**Description of the task:** Write out the data again exactly, skipping every picture.

>> start

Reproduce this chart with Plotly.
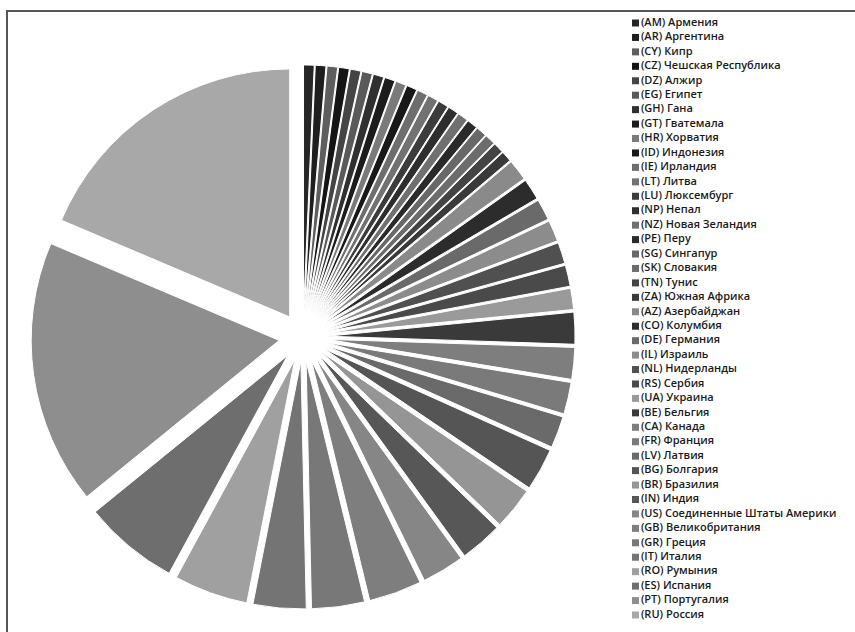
import plotly.graph_objects as go

# ---- data ----
codes = ["AM", "AR", "CY", "CZ", "DZ", "EG", "GH", "GT", "HR", "ID",
         "IE", "LT", "LU", "NP", "NZ", "PE", "SG", "SK", "TN", "ZA",
         "AZ", "CO", "DE", "IL", "NL", "RS", "UA",
         "BE", "CA", "FR", "LV",
         "BG", "BR", "IN", "US",
         "GB", "GR", "IT",
         "RO", "ES", "PT", "RU"]
names = ["Армения", "Аргентина", "Кипр", "Чешская Республика", "Алжир", "Египет",
         "Гана", "Гватемала", "Хорватия", "Индонезия", "Ирландия", "Литва",
         "Люксембург", "Непал", "Новая Зеландия", "Перу", "Сингапур", "Словакия",
         "Тунис", "Южная Африка",
         "Азербайджан", "Колумбия", "Германия", "Израиль", "Нидерланды", "Сербия", "Украина",
         "Бельгия", "Канада", "Франция", "Латвия",
         "Болгария", "Бразилия", "Индия", "Соединенные Штаты Америки",
         "Великобритания", "Греция", "Италия",
         "Румыния", "Испания", "Португалия", "Россия"]
values = [1] * 20 + [2] * 7 + [3] * 4 + [4] * 4 + [5] * 3 + [7, 9, 25, 27]

labels = [f"({c}) {n}" for c, n in zip(codes, names)]

# ---- styles ----
colors = ["#262626", "#1e1e1e", "#5e5e5e", "#141414", "#454545", "#5a5a5a",
          "#303030", "#1c1c1c", "#7a7a7a", "#181818", "#6e6e6e", "#727272",
          "#3c3c3c", "#2e2e2e", "#707070", "#2a2a2a", "#686868", "#6c6c6c",
          "#444444", "#3a3a3a",
          "#8a8a8a", "#2c2c2c", "#6a6a6a", "#8c8c8c", "#505050", "#4a4a4a", "#9a9a9a",
          "#3a3a3a", "#7e7e7e", "#7a7a7a", "#6a6a6a",
          "#555555", "#959595", "#575757", "#868686",
          "#7e7e7e", "#787878", "#747474",
          "#a0a0a0", "#6e6e6e", "#8e8e8e", "#a8a8a8"]
pull_frac = 0.097
pulls = [pull_frac] * len(codes)

W, H = 855, 632
cx, cy, R = 303, 337, 248
half = R * (1 + max(pulls))

fig = go.Figure()
fig.add_trace(go.Pie(
    labels=labels, values=values, sort=False, direction="clockwise", rotation=0,
    pull=pulls, textinfo="none", showlegend=False,
    marker=dict(colors=colors, line=dict(color="white", width=1)),
    domain=dict(x=[(cx - half) / W, (cx + half) / W],
                y=[(H - cy - half) / H, (H - cy + half) / H]),
))

# legend drawn as a scatter on its own axes
idx = list(range(len(labels)))
fig.add_trace(go.Scatter(
    x=[0] * len(labels), y=idx, mode="markers+text", text=labels,
    textposition="middle right", cliponaxis=False,
    marker=dict(symbol="square", size=7, color=colors, line=dict(width=0)),
    textfont=dict(family="Open Sans", size=11, color="#1a1a1a", weight=600),
    xaxis="x2", yaxis="y2", showlegend=False, hoverinfo="text",
))

row0, step = 23, (615 - 23) / 41
fig.update_layout(
    width=W, height=H, margin=dict(l=0, r=0, t=0, b=0),
    paper_bgcolor="white", plot_bgcolor="rgba(0,0,0,0)",
    xaxis2=dict(domain=[635.5 / W, 1], range=[0, 1], visible=False, fixedrange=True),
    yaxis2=dict(domain=[0, 1], range=[(H - row0) / step, -row0 / step],
                visible=False, fixedrange=True, anchor="x2"),
    shapes=[dict(type="rect", xref="paper", yref="paper",
                 x0=7 / W, x1=1.05, y0=-0.05, y1=1 - 11 / H,
                 line=dict(color="#555555", width=2))],
)
fig.write_html("out.html")
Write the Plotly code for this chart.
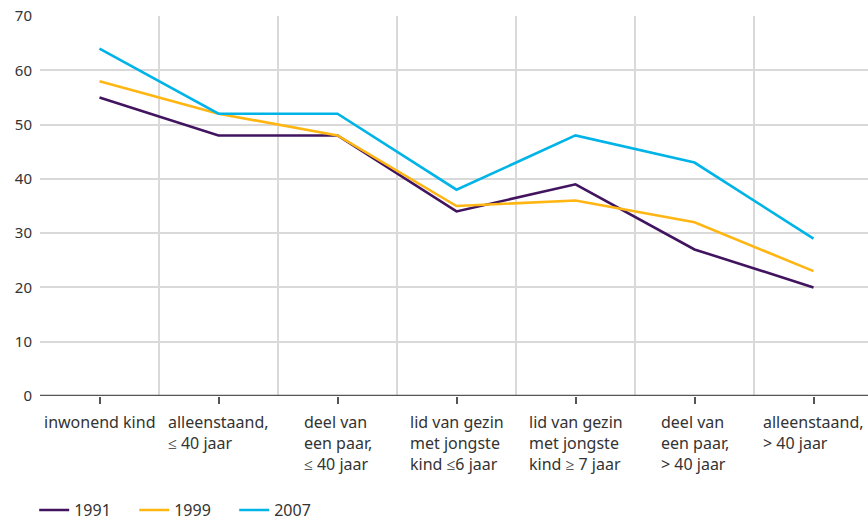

>> end

**Correct answer:**
Reproduce this chart with Plotly.
import plotly.graph_objects as go

# ---- data ----
codes = ["AM", "AR", "CY", "CZ", "DZ", "EG", "GH", "GT", "HR", "ID",
         "IE", "LT", "LU", "NP", "NZ", "PE", "SG", "SK", "TN", "ZA",
         "AZ", "CO", "DE", "IL", "NL", "RS", "UA",
         "BE", "CA", "FR", "LV",
         "BG", "BR", "IN", "US",
         "GB", "GR", "IT",
         "RO", "ES", "PT", "RU"]
names = ["Армения", "Аргентина", "Кипр", "Чешская Республика", "Алжир", "Египет",
         "Гана", "Гватемала", "Хорватия", "Индонезия", "Ирландия", "Литва",
         "Люксембург", "Непал", "Новая Зеландия", "Перу", "Сингапур", "Словакия",
         "Тунис", "Южная Африка",
         "Азербайджан", "Колумбия", "Германия", "Израиль", "Нидерланды", "Сербия", "Украина",
         "Бельгия", "Канада", "Франция", "Латвия",
         "Болгария", "Бразилия", "Индия", "Соединенные Штаты Америки",
         "Великобритания", "Греция", "Италия",
         "Румыния", "Испания", "Португалия", "Россия"]
values = [1] * 20 + [2] * 7 + [3] * 4 + [4] * 4 + [5] * 3 + [7, 9, 25, 27]

labels = [f"({c}) {n}" for c, n in zip(codes, names)]

# ---- styles ----
colors = ["#262626", "#1e1e1e", "#5e5e5e", "#141414", "#454545", "#5a5a5a",
          "#303030", "#1c1c1c", "#7a7a7a", "#181818", "#6e6e6e", "#727272",
          "#3c3c3c", "#2e2e2e", "#707070", "#2a2a2a", "#686868", "#6c6c6c",
          "#444444", "#3a3a3a",
          "#8a8a8a", "#2c2c2c", "#6a6a6a", "#8c8c8c", "#505050", "#4a4a4a", "#9a9a9a",
          "#3a3a3a", "#7e7e7e", "#7a7a7a", "#6a6a6a",
          "#555555", "#959595", "#575757", "#868686",
          "#7e7e7e", "#787878", "#747474",
          "#a0a0a0", "#6e6e6e", "#8e8e8e", "#a8a8a8"]
pull_frac = 0.097
pulls = [pull_frac] * len(codes)

W, H = 855, 632
cx, cy, R = 303, 337, 248
half = R * (1 + max(pulls))

fig = go.Figure()
fig.add_trace(go.Pie(
    labels=labels, values=values, sort=False, direction="clockwise", rotation=0,
    pull=pulls, textinfo="none", showlegend=False,
    marker=dict(colors=colors, line=dict(color="white", width=1)),
    domain=dict(x=[(cx - half) / W, (cx + half) / W],
                y=[(H - cy - half) / H, (H - cy + half) / H]),
))

# legend drawn as a scatter on its own axes
idx = list(range(len(labels)))
fig.add_trace(go.Scatter(
    x=[0] * len(labels), y=idx, mode="markers+text", text=labels,
    textposition="middle right", cliponaxis=False,
    marker=dict(symbol="square", size=7, color=colors, line=dict(width=0)),
    textfont=dict(family="Open Sans", size=11, color="#1a1a1a", weight=600),
    xaxis="x2", yaxis="y2", showlegend=False, hoverinfo="text",
))

row0, step = 23, (615 - 23) / 41
fig.update_layout(
    width=W, height=H, margin=dict(l=0, r=0, t=0, b=0),
    paper_bgcolor="white", plot_bgcolor="rgba(0,0,0,0)",
    xaxis2=dict(domain=[635.5 / W, 1], range=[0, 1], visible=False, fixedrange=True),
    yaxis2=dict(domain=[0, 1], range=[(H - row0) / step, -row0 / step],
                visible=False, fixedrange=True, anchor="x2"),
    shapes=[dict(type="rect", xref="paper", yref="paper",
                 x0=7 / W, x1=1.05, y0=-0.05, y1=1 - 11 / H,
                 line=dict(color="#555555", width=2))],
)
fig.write_html("out.html")
Write the Plotly code for this chart.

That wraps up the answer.